Now that you’re grown, an inability to say no can take a big toll on your personal and professional life. You start accumulating possessions, relationships, and commitments you don’t want or need. You come to resent your friends, family members, and co-workers for always asking. And you’re so busy fulfilling all your obligations that you have little time for yourself.

According to Patti Breitman and Connie Hatch, authors of How to Say No Without Feeling Guilty, women have an especially hard time saying no because they traditionally take on more responsibility in all relationships. In addition, as much as women hate rejection, they also hate rejecting

Here are a few reasons why you might have trouble saying no:
• You want to please the other person, want the other person to like you, or want to avoid confrontation.
• You don’t want to appear selfish or impolite.
• You think the other person knows better than you or that his or her needs are more important than your own.
• You feel you’re not allowed to say no or that the other person won’t take no for an answer.

Some people reflexively say yes because they can’t think of a good reason for saying no quickly enough. (“What am I doing this weekend? Uh, nothing. Why? Uh, oh sure I’ll feed your cats/fish/dog.”) Sometimes, you think you’re saying no, but you’re so wishy-washy that the other person interprets it as a yes. (“Well, I suppose I could go see that movie with you, although I’ve already seen it three times and I kind of had my heart set on this other movie, but if you really feel strongly about it…”). Then, as the agreed date approaches, you feel irritated with yourself for failing to say no yet again.

Happily, there are ways to stop agreeing to things you don’t want to agree to:
• Be direct. If you mean no, say no. (“No, I’m too busy to do any more volunteer work right now.” “No, mom, I can’t eat the turkey–I’m a vegetarian.”) Look directly at the other person and speak in a clear, firm voice. Don’t leave any room for misinterpretation. Practice in front of a mirror.

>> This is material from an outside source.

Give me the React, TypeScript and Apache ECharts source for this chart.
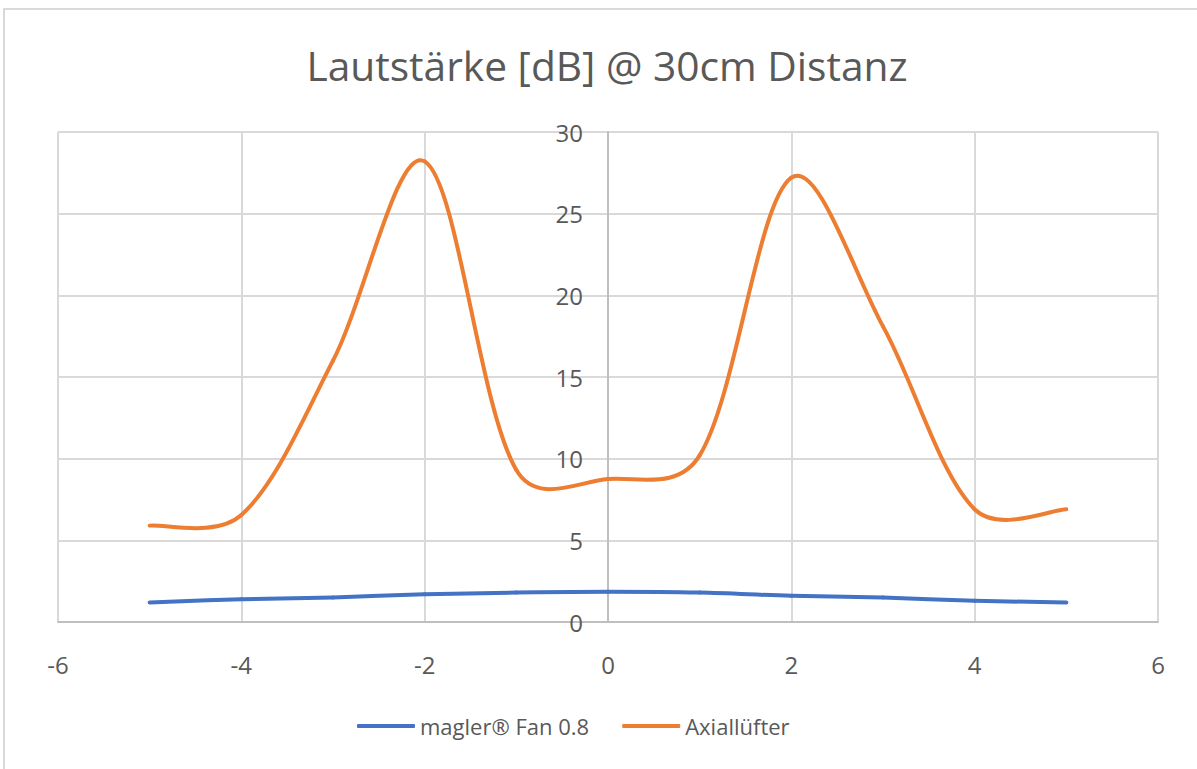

• Be prepared with a few reasons you can’t say yes. Have a good, honest excuse at the ready: “I’m really overcommitted right now.” “That’s a bad time for me.” “I have other plans.” “I have an appointment I can’t break.” “I’ve had a date scheduled with my (boyfriend, husband, son, daughter) for weeks.”

• Check your calendar. If you really can’t say no outright, postpone it. Tell the person you need to check your calendar, check with your significant other, or check your checking account. Practice saying the incredibly useful phrase, “I’m not sure–can I get back to you on that?”

• Keep a yes/no diary. A diary can be a terrific awareness tool and a way to learn from your mis-steps. For one week, record all the times you say yes when you should have said no. At the end of the week, add up all those less-than-honest “yes-es.” Evaluate how you might have handled each situation differently.

• Say no to your boss–but not always. If you say “sorry, I can’t” every time your boss asks you to work through lunch, stay late, or be available for a 10 pm conference call to Singapore, you may be out of a job. What you can do is choose your excuses carefully. And when you do say no, be positive and flexible. (“I’d love to take on the Acme Widget project, but if I do, Jonestown Grape might tank. Can Acme wait till next week? Or can I get a team together on Jonestown?”)

Finally, don’t feel guilty! This is your time and your happiness we’re talking about. Saying yes when you mean no chips away at both, certainly increases stress, and definitely affects your health. In the end, your yes behavior doesn’t help the other people in your life either.

Saying no and meaning it will bring a new honesty to your relationships, free up your busy schedule, and allow you to focus on what you really want to do.